The four founding pillars of IKAR — Torah, Tikkun, Tefillah and Kehillah — were designed to address that alienation by expressing our core commitments and a way to expand one’s own Jewish horizons through learning and spiritual growth, through the work of tikkun — repair — of our city and our world, and through helping build community, both spiritually and physically. These four pillars align perfectly with the four propositions set forth in the Rabbi Schwarz’s essay.

We set out to develop and maintain a community of meaning and substance, and realized that to do so we needed the commitment, talent and involvement of each of our members. Accordingly, when joining IKAR or renewing membership annually, each member completes our membership brit — and enters into a sacred partnership. We also ask members to re-affirm these core commitments on a “spiritual pledge card” on Rosh Hashanah.

Specifically, all IKAR members make at least one commitment in each of the four pillars that we determined are critical to an engaged and rich Jewish life. These specific commitments have evolved over the last 12 years, but the pillars and basic assumptions have remained constant.

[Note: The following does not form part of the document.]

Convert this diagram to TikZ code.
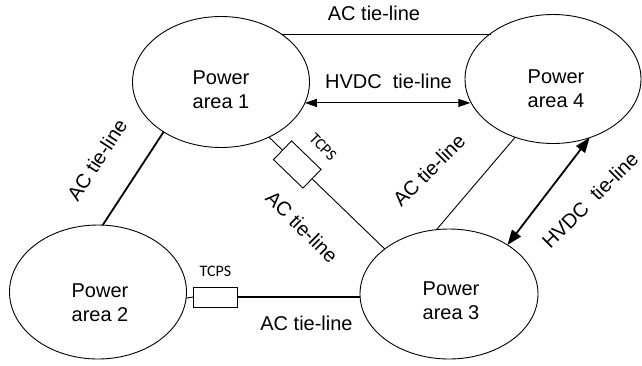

  1. Kehillah: building a strong community, including:

    • Helping people feel welcome at IKAR Shabbat/holidays
    • Hesed: bringing food and love to IKARites during times of celebration and struggle
    • Committing to attending shiva minyanim
    • Hosting house parties and/or Shabbat meals
    • Volunteering at the IKAR office
    • Reading Torah/Haftarah on Shabbat/holidays
  2. Torah: deepening Jewish learning and practice, including:

    • Attending house parties and other adult learning opportunities
    • Attending weekly minyan & midrash
    • Learning to read Hebrew
    • Learning to read Torah/Haftarah
    • Attending Parent and Me classes
    • Attending Limudim (IKAR’s religious school)
  3. Tikkun: harnessing our collective power to make the world more just. One of IKAR’s foundational principles is our belief that the active pursuit of justice is a core expression of our Jewish spiritual and religious selves. Minyan Tzedek, our long-term social justice initiative, is designed to harness the holiness and organizing power of small cohorts that share a sacred purpose of bringing justice and equality into our world. Through Minyan Tzedek we organized our community into minyanim (or “paths”) with a goal of engaging every member of the community to work for justice and dignity and inspire deeper Jewish learning and living. The four paths are:

    • Feeding Our Neighbors (direct service)
    • Community Organizing
    • Green Action (environmental justice)
    • Global Partnership (with a village in Uganda through Innovation Africa, an organization that helps install Israeli solar and irrigation technology in rural Africa to create sustainability)
  4. Tzedakah: contributing financially to IKAR’s sustainability. When people join IKAR and again on Yom Kippur, we emphasize the importance of tzedakah for IKAR specifically by explaining that membership dollars cover only a fraction of our basic expenses and that tzedakah fuels our work in building a vibrant Jewish community.

We ask a lot of our people. But the success of IKAR’s brit model is really a proof text for Rabbi Schwarz’s assumptions. We have found that many Jews who are alienated by conventional institutional life are seeking meaningful entry points into Jewish learning, ritual and spiritual life. They want accessibility and low barriers to entry, but once there, they want to be challenged with an experience that is authentic, stimulating, open-minded and non-judgmental.

Accessibility has frequently been synonymous with a watering-down of the core principles and tenets of Judaism. Many Jewish institutions, afraid of alienating the young and unaffiliated, have over-simplified Jewish learning, liturgy and rituals so that many feel what they experience in synagogue is not only un-stimulating, but also profoundly uninteresting. We have found that that by working to create meaningful and challenging Jewish experiences through study, prayer and social justice, we can entice even the most disaffected Jew and begin to catalyze change.